Each face holds against the stamp only a firm
moment—wound, brand, letter to the future.
 
 


 

Talisman

river in November light between bare woods and mountain
Even now, at what we believe is near the end, my mother is
what kids today might describe as #fighting,  A month in the hospital
and she's rallied and flailed, flailed and rallied. Through intravenous
feeding, oxygen delivery, antibiotics, everything short of TPN. Who
is Patty? my cousin and the nurses ask. My mother has been calling 
the names of the dead, names of the living, names of all the remembered 
ghosts in her life. Perhaps more than death or dying, the ghost of our own 
approaching absence is the most difficult piece of the puzzle. She still 
knows the difference between the clothed and naked body, how the taste 
and texture of water on the tongue disappears like a stolen jewel. Once, 
she fashioned for me an ugly name in a second baptism meant to confuse 
and repel the gods. She embroidered it on towels and the inside 
of my collars as she mouthed it like a spell. Sometimes, I still start 
at my shadow on the wall, blue and sick from being shorn from light. 

The Hand Doctor

river in November light between bare woods and mountain
Asked to put my hands on the edge of the table, it feels 
almost like I'm about to play the piano. But it's been years
since I practiced scales or arpeggios. And the knuckle joint 
of the middle finger of my right hand has been swollen for two 
weeks; it's so stiff it can hardly bend. While the hand doctor
inquires about any injuries at work or sports, I imagine the row
of felt-covered mallets on strings, the soundboard richly
amplifying interior sound, just like both pain and joy
when they fall down and call from the interior of a well. 
I think I envy the hand doctor a little—he says curl 
your hand into a fist, thumb pointing out; or slowly unfurl
the fingers. It's as if he can make everything in the world 
concentrate in this small space. Cupped hands make
a valley; and underneath, the little bones knit and sigh.

No Answers

river in November light between bare woods and mountain
Last night I cried myself to sleep 
again; I surrendered to the impossible 
helplessness of having no good answers 
for the problems of the world. No, 
not the world—but not even my own. 
I don't know what the wind is threading 
through the reeds, or what the river 
might be thinking about territory, about  
what lasts. Across the stump of an old oak 
hewn down five years ago, a screen of holly 
and ivy has begun to emerge.
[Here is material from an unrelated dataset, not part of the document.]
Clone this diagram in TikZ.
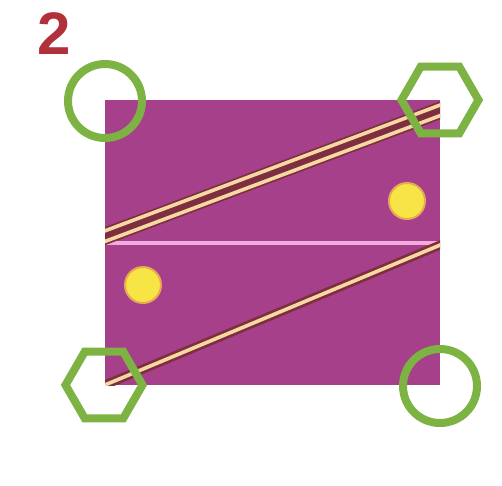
\documentclass[tikz,border=0pt]{standalone}
\usepackage{fontspec}
\setmainfont{Liberation Sans}
\usetikzlibrary{shapes.geometric}
\definecolor{plum}{HTML}{A6408B}
\definecolor{pinkline}{HTML}{F2ABDD}
\definecolor{cream}{HTML}{F6D9A2}
\definecolor{stripebrown}{HTML}{7E2E3E}
\definecolor{dotyellow}{HTML}{F7E445}
\definecolor{dotedge}{HTML}{E9A853}
\definecolor{leaf}{HTML}{7CB342}
\definecolor{numred}{HTML}{B2303C}
\tikzset{
  greenring/.style={circle,draw=leaf,line width=8pt,minimum size=74pt,inner sep=0pt},
  greenhex/.style={regular polygon,regular polygon sides=6,draw=leaf,line width=8pt,minimum size=77pt,inner sep=0pt},
  yellowdot/.style={circle,fill=dotyellow,draw=dotedge,line width=2pt,minimum size=36pt,inner sep=0pt},
  creamline/.style={cream,line width=3.6pt},
  brownband/.style={stripebrown,line width=#1},
}
\begin{document}
\begin{tikzpicture}[x=1pt,y=-1pt]
\useasboundingbox (0,0) rectangle (502,485);
\fill[white] (0,0) rectangle (502,485);
% number
\node[font=\fontsize{60}{60}\selectfont\bfseries,text=numred,inner sep=0pt] (num) at (54,34) {2};
% board
\coordinate (tl) at (105,100);
\coordinate (br) at (440,385);
\fill[plum] (tl) rectangle (br);
\coordinate (ml) at (105,243);
\coordinate (mr) at (440,243);
\draw[pinkline,line width=4pt] (ml) -- (mr);
\begin{scope}
\clip (tl) rectangle (br);
% upper double stripe
\coordinate (ua) at (100,238);
\coordinate (ub) at (445,108.5);
\coordinate (u1a) at (100,232.7);
\coordinate (u1b) at (445,103.2);
\coordinate (u2a) at (100,243.3);
\coordinate (u2b) at (445,113.8);
\draw[brownband=17pt] (ua) -- (ub);
\draw[creamline] (u1a) -- (u1b);
\draw[creamline] (u2a) -- (u2b);
% lower single stripe
\coordinate (la) at (100,387);
\coordinate (lb) at (445,243);
\draw[brownband=9pt] (la) -- (lb);
\draw[creamline] (la) -- (lb);
\end{scope}
% dots
\node[yellowdot] (dot1) at (407,201) {};
\node[yellowdot] (dot2) at (143,285) {};
% corner markers
\node[greenring] (c1) at (105,101) {};
\node[greenhex] (h1) at (440,100) {};
\node[greenhex] (h2) at (104,385) {};
\node[greenring] (c2) at (440,386) {};
\end{tikzpicture}
\end{document}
Nothing 
is intimate or everything is intimate and we
are all climbing a trellis thin as spider silk, 
more opaque than ordinary light.  

Buoyancy

river in November light between bare woods and mountain
Koi in the Japanese gardens; children with bright
       rubber floats in the pool at the Y,  older men
and women walking from one shallow end
      to the other for exercise—I never learned 
to swim, growing up in the mountains where 
      there were pools only in country clubs and hotels. 
How buoyant all these bodies are, how effortlessly 
      the waters part at their approach, enveloping all 
in damp clouds smelling cleanly of chlorine and tile. 
      I've always dreamed of giving myself up to such
buoyancy, that ribbon-pull somewhere out of your side 
     or from your feet mostly planted on a solid surface: 
and then you're lofted on the skin of water, face turned
     up as if expecting to be touched only by softness.